El padre de André Malraux asió un hacha con ambas manos y con el filo hacia sí abriéndose la frente como una sandía. Ante forma tan vikinga de suicidarse, y tanto voluntarismo, sólo cabe descubrirse respetuosamente. Cuando al hijo se le mataron en accidente de tráfico sus dos vástagos varones, dejó la política, la escritura, y se recluyó en el castillo de una marquesa, antigua amante, y se dejó extinguir en un suicidio pasivo enfundado en rasos y terciopelos. Hay quien sostiene que la tendencia suicida es hereditaria, pero parece poco científico.

Otros suponen que el suicida es un cobarde. Nada más lejos de la verdad. Paul Lafargue, un comunista tan atípico que escribió un panfleto alabando la pereza, casó con la hija de Carlos Marx, Laura, y concitaron de jóvenes su suicidio de viejos y vivieron por décadas con esa fecha de caducidad que cumplieron religiosamente. Vale aquello de «¡Perros, ¿queréis vivir eternamente?!». Arthur Koestler se mató junto a su esposa sana por una enfermedad de él sin que les agobiara otra cosa que el éxito. Pero la mujer, libremente, no quiso seguir sola.

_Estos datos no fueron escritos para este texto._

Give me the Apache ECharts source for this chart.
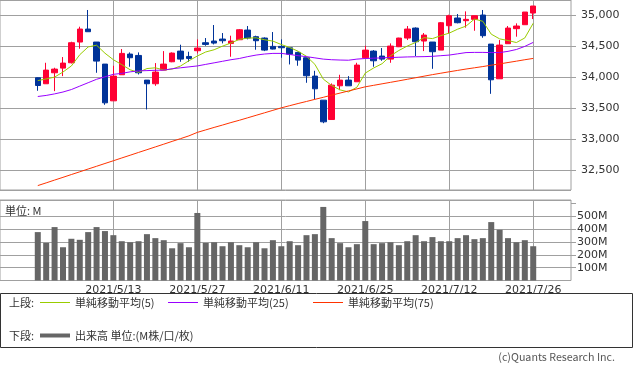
<!DOCTYPE html>
<html><head><meta charset="utf-8">
<script src="https://cdn.jsdelivr.net/npm/echarts@6/dist/echarts.min.js"></script>
<style>html,body{margin:0;padding:0;background:#fff}#c{width:633px;height:372px}</style>
</head><body><div id="c"></div>
<script>
const dates = ['2021/4/30','2021/5/3','2021/5/4','2021/5/5','2021/5/6','2021/5/7','2021/5/10','2021/5/11','2021/5/12','2021/5/13',
'2021/5/14','2021/5/17','2021/5/18','2021/5/19','2021/5/20','2021/5/21','2021/5/24','2021/5/25','2021/5/26','2021/5/27',
'2021/5/28','2021/6/1','2021/6/2','2021/6/3','2021/6/4','2021/6/7','2021/6/8','2021/6/9','2021/6/10','2021/6/11',
'2021/6/14','2021/6/15','2021/6/16','2021/6/17','2021/6/18','2021/6/21','2021/6/22','2021/6/23','2021/6/24','2021/6/25',
'2021/6/28','2021/6/29','2021/6/30','2021/7/1','2021/7/2','2021/7/6','2021/7/7','2021/7/8','2021/7/9','2021/7/12',
'2021/7/13','2021/7/14','2021/7/15','2021/7/16','2021/7/19','2021/7/20','2021/7/21','2021/7/22','2021/7/23','2021/7/26'];
const opens = [33990,33893,34070,34145,34231,34565,34774,34565,34210,33618,
34038,34371,34349,33952,33893,34113,34247,34419,34333,34425,
34554,34581,34613,34543,34602,34758,34651,34629,34495,34495,
34473,34398,34312,34016,33629,33317,33860,33952,33925,34312,
34419,34339,34290,34489,34629,34790,34581,34565,34435,34828,
34952,34909,34930,35000,34532,33973,34538,34780,34844,35032];
const closes = [33865,34113,34129,34226,34554,34774,34731,34258,33586,34016,
34382,34312,34070,33893,34081,34210,34387,34290,34301,34468,
34527,34548,34586,34581,34763,34629,34586,34435,34452,34473,
34370,34274,34022,33812,33280,33871,33952,33860,34194,34435,
34263,34290,34500,34629,34774,34570,34677,34409,34876,34989,
34876,34930,34989,34667,33957,34516,34790,34823,35048,35145];
const lows = [33780,33893,33774,34016,34220,34457,34731,34070,33554,33618,
34038,34167,34043,33479,33860,34113,34240,34247,34247,34382,
34505,34527,34543,34328,34597,34608,34441,34419,34446,34312,
34204,34183,33909,33645,33258,33317,33790,33860,33925,34312,
34167,34263,34231,34484,34597,34339,34419,34134,34435,34704,
34866,34796,34747,34634,33731,33973,34538,34651,34844,34935];
const highs = [33995,34231,34151,34323,34570,34812,35081,34565,34210,34183,
34452,34398,34398,33952,34226,34419,34398,34522,34409,34608,
34629,34839,34710,34667,34774,34823,34667,34640,34726,34608,
34473,34409,34312,34102,33629,33898,34038,34016,34231,34505,
34435,34468,34543,34634,34823,34801,34710,34565,34887,35005,
35016,35059,34989,35081,34532,34597,34823,34866,35048,35145];
const volumes = [377,293,416,259,325,317,377,416,385,353,
306,298,306,361,330,314,251,291,259,526,
293,298,267,298,275,259,298,251,314,267,
306,275,353,361,573,330,291,259,283,463,
283,291,298,275,306,353,306,338,306,306,
330,353,322,330,455,395,330,298,314,267];
const ma5 = [33944,33971,34000,34082,34180,34361,34486,34514,34385,34280,
34201,34118,34076,34138,34150,34115,34129,34179,34264,34340,
34405,34441,34499,34549,34608,34628,34633,34602,34580,34525,
34477,34417,34335,34206,33968,33865,33794,33762,33837,34065,
34147,34216,34342,34429,34500,34558,34636,34620,34668,34709,
34772,34822,34935,34899,34692,34616,34589,34557,34631,34868];
const ma25 = [33688,33705,33730,33760,33800,33855,33910,33965,34005,34045,
34060,34085,34100,34105,34110,34113,34135,34150,34165,34180,
34205,34230,34255,34280,34300,34330,34355,34372,34382,34382,
34365,34345,34330,34310,34290,34280,34275,34272,34290,34300,
34305,34310,34315,34320,34325,34328,34330,34335,34345,34355,
34375,34395,34398,34398,34395,34395,34415,34445,34495,34559];
const ma75 = [32253,32297,32342,32386,32431,32475,32520,32564,32609,32653,
32698,32742,32787,32831,32876,32920,32965,33009,33054,33110,
33150,33190,33228,33268,33305,33345,33385,33425,33465,33505,
33540,33575,33608,33642,33675,33710,33743,33777,33810,33844,
33868,33892,33916,33940,33965,33990,34015,34040,34063,34086,
34108,34130,34150,34170,34192,34213,34235,34257,34280,34301];
const labelDates = ['2021/5/13','2021/5/27','2021/6/11','2021/6/25','2021/7/12','2021/7/26'];
const priceRange = [32182, 35242];
const volRange = [0, 627];
const volLabels = [100, 200, 300, 400, 500];
const seriesNames = ['単純移動平均(5)', '単純移動平均(25)', '単純移動平均(75)', '出来高 単位:(M株/口/枚)'];
const seriesColors = ['#99cc00', '#9900ff', '#ff3300', '#666666'];

const PAD = 4;
const before = Array.from({length: PAD}, (_, k) => 'pre' + k);
const after = Array.from({length: PAD}, (_, k) => 'post' + k);
const cats = before.concat(dates, after);
const padArr = arr => Array(PAD).fill('-').concat(arr, Array(PAD).fill('-'));
const candle = padArr(dates.map((d, i) => [opens[i], closes[i], lows[i], highs[i]]));

const GRID = '#a0a0a0';
const TXT = '#333333';
const FONT = 'DejaVu Sans';
const JP = 'Noto Sans CJK JP';
const showDate = (idx, val) => labelDates.indexOf(val) >= 0;

const xBase = {
  type: 'category', data: cats, boundaryGap: true,
  axisLine: {show: false}, axisTick: {show: false},
  splitLine: {show: true, interval: showDate, alignWithLabel: true, lineStyle: {color: GRID, width: 1}}
};

const legendCommon = {
  orient: 'horizontal', padding: 0, itemGap: 0, icon: 'rect', itemWidth: 30, itemHeight: 1,
  selectedMode: false,
  textStyle: {fontFamily: JP, fontSize: 11, color: TXT}
};

const chart = echarts.init(document.getElementById('c'));
chart.setOption({
  animation: false,
  backgroundColor: '#fff',
  grid: [
    {left: 0, top: 0, width: 571, height: 190, show: true, borderColor: GRID, borderWidth: 1},
    {left: 0, top: 200, width: 571, height: 80.5, show: true, borderColor: GRID, borderWidth: 1}
  ],
  xAxis: [
    Object.assign({}, xBase, {gridIndex: 0, axisLabel: {show: false}}),
    Object.assign({}, xBase, {gridIndex: 1, axisLabel: {show: true, interval: showDate, margin: 4,
      fontFamily: FONT, fontSize: 11, color: TXT}})
  ],
  yAxis: [
    {type: 'value', gridIndex: 0, position: 'right', min: priceRange[0], max: priceRange[1], splitNumber: 5, scale: true,
     axisLine: {show: false}, axisTick: {show: true, length: 5, lineStyle: {color: GRID}},
     splitLine: {show: true, lineStyle: {color: GRID, width: 1}},
     axisLabel: {margin: 10, fontFamily: FONT, fontSize: 11, color: TXT, showMinLabel: false, showMaxLabel: false,
       formatter: v => (v % 500 === 0) ? v.toLocaleString('en-US') : ''}},
    {type: 'value', gridIndex: 1, position: 'right', min: volRange[0], max: volRange[1], interval: 100,
     axisLine: {show: false}, axisTick: {show: true, length: 5, lineStyle: {color: GRID}},
     splitLine: {show: true, lineStyle: {color: [GRID, GRID, GRID, GRID, GRID, GRID, 'rgba(0,0,0,0)', GRID], width: 1}},
     axisLabel: {margin: 6, fontFamily: FONT, fontSize: 11, color: TXT, showMinLabel: false, showMaxLabel: false,
       formatter: v => volLabels.indexOf(v) >= 0 ? v + 'M' : ''}}
  ],
  legend: [
    Object.assign({}, legendCommon, {data: [seriesNames[0]], left: 40, top: 297}),
    Object.assign({}, legendCommon, {data: [seriesNames[1]], left: 168, top: 297}),
    Object.assign({}, legendCommon, {data: [seriesNames[2]], left: 313, top: 297}),
    Object.assign({}, legendCommon, {data: [seriesNames[3]], left: 40, top: 330, itemHeight: 4})
  ],
  series: [
    {type: 'candlestick', name: 'price', xAxisIndex: 0, yAxisIndex: 0, data: candle, barWidth: 6,
     itemStyle: {color: '#ff0033', color0: '#003399', borderColor: '#ff0033', borderColor0: '#003399', borderWidth: 1}},
    {type: 'line', name: seriesNames[0], xAxisIndex: 0, yAxisIndex: 0, data: padArr(ma5), symbol: 'none', z: 3,
     color: seriesColors[0], lineStyle: {width: 1, color: seriesColors[0]}},
    {type: 'line', name: seriesNames[1], xAxisIndex: 0, yAxisIndex: 0, data: padArr(ma25), symbol: 'none', z: 3,
     color: seriesColors[1], lineStyle: {width: 1, color: seriesColors[1]}},
    {type: 'line', name: seriesNames[2], xAxisIndex: 0, yAxisIndex: 0, data: padArr(ma75), symbol: 'none', z: 3,
     color: seriesColors[2], lineStyle: {width: 1, color: seriesColors[2]}},
    {type: 'bar', name: seriesNames[3], xAxisIndex: 1, yAxisIndex: 1, data: padArr(volumes), barWidth: 6,
     color: seriesColors[3], itemStyle: {color: seriesColors[3]}}
  ],
  graphic: [
    {type: 'rect', shape: {x: 0.5, y: 293.5, width: 632, height: 54}, style: {fill: 'none', stroke: '#333', lineWidth: 1}, silent: true},
    {type: 'text', x: 9, y: 303, style: {text: '上段:', font: '11px "Noto Sans CJK JP"', fill: TXT, verticalAlign: 'middle'}},
    {type: 'text', x: 9, y: 336, style: {text: '下段:', font: '11px "Noto Sans CJK JP"', fill: TXT, verticalAlign: 'middle'}},
    {type: 'text', x: 5, y: 211, style: {text: '単位: M', font: '11px "Noto Sans CJK JP"', fill: TXT, verticalAlign: 'middle'}},
    {type: 'text', x: 615, y: 357, style: {text: '(c)Quants Research Inc.', font: '10.7px "Noto Sans CJK JP"', fill: '#555', align: 'right', verticalAlign: 'middle'}}
  ]
});
</script></body></html>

Sorprende que en los países nórdicos europeos ahítos de desarrollo y atención social, donde los jubilados van a clases de violín o estudian español para leer El Quijote en versión original, sea tan alta la tasa de suicidios (España es la quinta en la Unión Europea). Psicólogos lo achacan a la falta de luz; los países meridionales con muchas horas de luz solar y mucha vida social en la calle serían, así, antidepresivos, envoltorios naturales de Prozac, Mutabase u Orfidal, la dieta mediterránea para la felicidad. No sé. Stefan Zweig, rico, celebrado en todo el mundo, sin problemas personales, se desnació en Río de Janeiro frente a la bahía de Guanabara, la más hermosa, límpida bajo una luz esplendorosa. Stefan Zweig estaba desolado por la luz negra del nazi-fascismo que manchaba Europa y, probablemente, supuso que se acababa la civilización judeo-cristiana.

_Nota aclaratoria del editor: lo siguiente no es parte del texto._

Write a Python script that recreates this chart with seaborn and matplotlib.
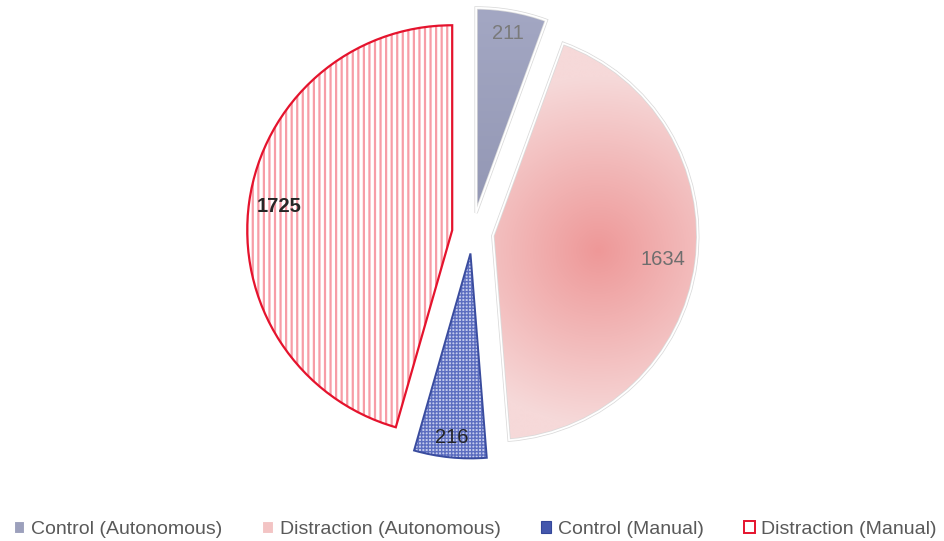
import numpy as np
import matplotlib
matplotlib.use("Agg")
import matplotlib.pyplot as plt
import seaborn as sns
from matplotlib.colors import LinearSegmentedColormap
from matplotlib.patches import Patch, Wedge

# Counts per condition
categories = ["Control (Autonomous)", "Distraction (Autonomous)",
              "Control (Manual)", "Distraction (Manual)"]
counts = [211, 1634, 216, 1725]

sns.set_theme(style="white")
plt.rcParams["font.family"] = ["Liberation Sans", "DejaVu Sans"]
plt.rcParams["hatch.linewidth"] = 1.5

fig = plt.figure(figsize=(9.45, 5.41), dpi=100)
ax = fig.add_axes([0.218, 0.0767, 0.564, 0.985])

wedges, _ = ax.pie(counts, startangle=90, counterclock=False,
                   explode=[0.1] * 4, radius=1.0)
ax.set_xlim(-1.3, 1.3)
ax.set_ylim(-1.3, 1.3)
ax.set_aspect("equal")
ax.axis("off")

# grid for gradient fills
n = 600
xs = np.linspace(-1.3, 1.3, n)
ys = np.linspace(1.3, -1.3, n)
X, Y = np.meshgrid(xs, ys)


def outline(w, color, lw, z=3):
    p = Wedge(w.center, w.r, w.theta1, w.theta2, fill=False,
              edgecolor=color, linewidth=lw, zorder=z)
    ax.add_patch(p)
    return p


def hatch_width(p, lw):
    if hasattr(p, "set_hatch_linewidth"):
        p.set_hatch_linewidth(lw)


# slice 1: vertical blue-grey gradient
w = wedges[0]
w.set_facecolor("#9CA0BC")
w.set_edgecolor("none")
cm1 = LinearSegmentedColormap.from_list("g1", ["#A3A7C3", "#9397B4"])
t = np.clip((1.1 - Y) / 1.0, 0, 1)
im = ax.imshow(cm1(t), extent=(-1.3, 1.3, -1.3, 1.3), zorder=1.5,
               interpolation="bilinear")
im.set_clip_path(w)
outline(w, "#DADADA", 2.4, 2.5)
outline(w, "white", 1.3)

# slice 2: radial pink gradient
w = wedges[1]
w.set_facecolor("#F3C4C4")
w.set_edgecolor("none")
mid = np.deg2rad((w.theta1 + w.theta2) / 2)
fx = w.center[0] + 0.52 * np.cos(mid)
fy = w.center[1] + 0.52 * np.sin(mid)
d = np.clip(np.hypot(X - fx, Y - fy) / 0.85, 0, 1)
cm2 = LinearSegmentedColormap.from_list("g2", ["#EE9898", "#F2B8B8", "#F6D9D9"])
im = ax.imshow(cm2(d), extent=(-1.3, 1.3, -1.3, 1.3), zorder=1.5,
               interpolation="bilinear")
im.set_clip_path(w)
outline(w, "#DADADA", 2.4, 2.5)
outline(w, "white", 1.3)

# slice 3: fine blue crosshatch with dark blue border
w = wedges[2]
w.set_facecolor("#C4CBEC")
w.set_edgecolor("#5D6EC0")
w.set_hatch("+++++")
w.set_linewidth(0)
hatch_width(w, 1.0)
outline(w, "#3A4C9E", 1.4)

# slice 4: red vertical stripes with strong red border
w = wedges[3]
w.set_facecolor("white")
w.set_edgecolor("#F79DA7")
w.set_hatch("|||")
w.set_linewidth(0)
hatch_width(w, 1.6)
outline(w, "#E5132D", 1.6)

# value labels
label_dist = [0.89, 0.84, 0.90, 0.85]
label_style = [dict(color="#7A7A7A"), dict(color="#6E6E6E"),
               dict(color="#262626"), dict(color="#262626", fontweight="bold")]
for w, v, dist, st in zip(wedges, counts, label_dist, label_style):
    a = np.deg2rad((w.theta1 + w.theta2) / 2)
    ax.text(w.center[0] + dist * np.cos(a), w.center[1] + dist * np.sin(a),
            str(v), ha="center", va="center", fontsize=14.5, zorder=5, **st)

handles = [
    Patch(facecolor="#9CA0BC", edgecolor="white", linewidth=0.8),
    Patch(facecolor="#F3C4C4", edgecolor="white", linewidth=0.8),
    Patch(facecolor="#4457AD", edgecolor="#34479A", linewidth=0.8),
    Patch(facecolor="white", edgecolor="#E5132D", linewidth=1.4),
]
leg = fig.legend(handles, categories, loc="center", bbox_to_anchor=(0.503, 0.021),
                 ncol=4, frameon=False, fontsize=14, handlelength=0.55,
                 handleheight=0.55, handletextpad=0.35, columnspacing=2.05,
                 borderaxespad=0, borderpad=0)
for txt in leg.get_texts():
    txt.set_color("#595959")

fig.savefig("out.png", dpi=100)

En España la muerte por propia mano es tabú y algunos medios consideran que el suicidio es contagioso. Pero el año pasado se quitaron la vida 3.381 personas (siete menores de quince años), uno cada dos horas y media, muy por encima de las mujeres asesinadas por sus parejas, la mortalidad del tráfico o los accidentes laborales. No hay dirección general que nos obligue a abrocharnos el cinturón de la vida y la autoestima.

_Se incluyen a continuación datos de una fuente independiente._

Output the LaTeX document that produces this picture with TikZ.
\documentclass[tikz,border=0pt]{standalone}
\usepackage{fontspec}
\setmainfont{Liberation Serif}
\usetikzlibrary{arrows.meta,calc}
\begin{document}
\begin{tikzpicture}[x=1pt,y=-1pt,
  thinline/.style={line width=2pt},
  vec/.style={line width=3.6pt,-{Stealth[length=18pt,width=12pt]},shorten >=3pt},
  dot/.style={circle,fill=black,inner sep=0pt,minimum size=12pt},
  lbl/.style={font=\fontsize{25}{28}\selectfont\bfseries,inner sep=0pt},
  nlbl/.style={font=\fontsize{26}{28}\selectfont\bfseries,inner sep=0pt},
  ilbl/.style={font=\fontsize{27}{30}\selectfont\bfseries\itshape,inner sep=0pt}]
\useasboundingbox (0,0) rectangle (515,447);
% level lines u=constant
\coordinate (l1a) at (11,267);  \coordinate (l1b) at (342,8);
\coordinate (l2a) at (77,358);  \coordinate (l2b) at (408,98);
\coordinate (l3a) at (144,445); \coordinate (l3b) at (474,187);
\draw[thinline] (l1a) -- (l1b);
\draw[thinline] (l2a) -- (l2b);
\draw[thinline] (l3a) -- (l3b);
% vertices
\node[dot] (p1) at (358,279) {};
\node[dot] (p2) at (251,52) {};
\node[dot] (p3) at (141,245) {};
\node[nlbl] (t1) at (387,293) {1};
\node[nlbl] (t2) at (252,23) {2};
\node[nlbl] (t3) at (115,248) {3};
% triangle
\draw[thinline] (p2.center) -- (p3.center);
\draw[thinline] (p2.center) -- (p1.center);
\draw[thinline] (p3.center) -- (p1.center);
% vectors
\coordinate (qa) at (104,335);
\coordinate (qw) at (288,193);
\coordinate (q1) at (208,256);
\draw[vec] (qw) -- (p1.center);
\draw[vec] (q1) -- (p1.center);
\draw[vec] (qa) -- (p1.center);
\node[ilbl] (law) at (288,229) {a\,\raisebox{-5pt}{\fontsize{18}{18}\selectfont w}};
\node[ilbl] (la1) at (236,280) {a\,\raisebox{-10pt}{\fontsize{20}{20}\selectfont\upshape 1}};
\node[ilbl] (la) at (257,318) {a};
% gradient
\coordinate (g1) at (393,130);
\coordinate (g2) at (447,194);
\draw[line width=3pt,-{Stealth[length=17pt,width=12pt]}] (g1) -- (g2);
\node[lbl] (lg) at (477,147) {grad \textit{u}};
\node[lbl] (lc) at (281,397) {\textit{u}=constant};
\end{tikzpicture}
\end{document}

Tal es la mortandad que hasta la Iglesia se ha apiadado y oficia funerales y da tierra sagrada a los que se desnacen, tal como con Erika Ortiz. Y es que el suicida es un enfermo al que se le licua la química cerebral, al que chisporrotean las interconexiones neuronales. El hombre es el único animal que se quita la vida y de ahí su grandeza.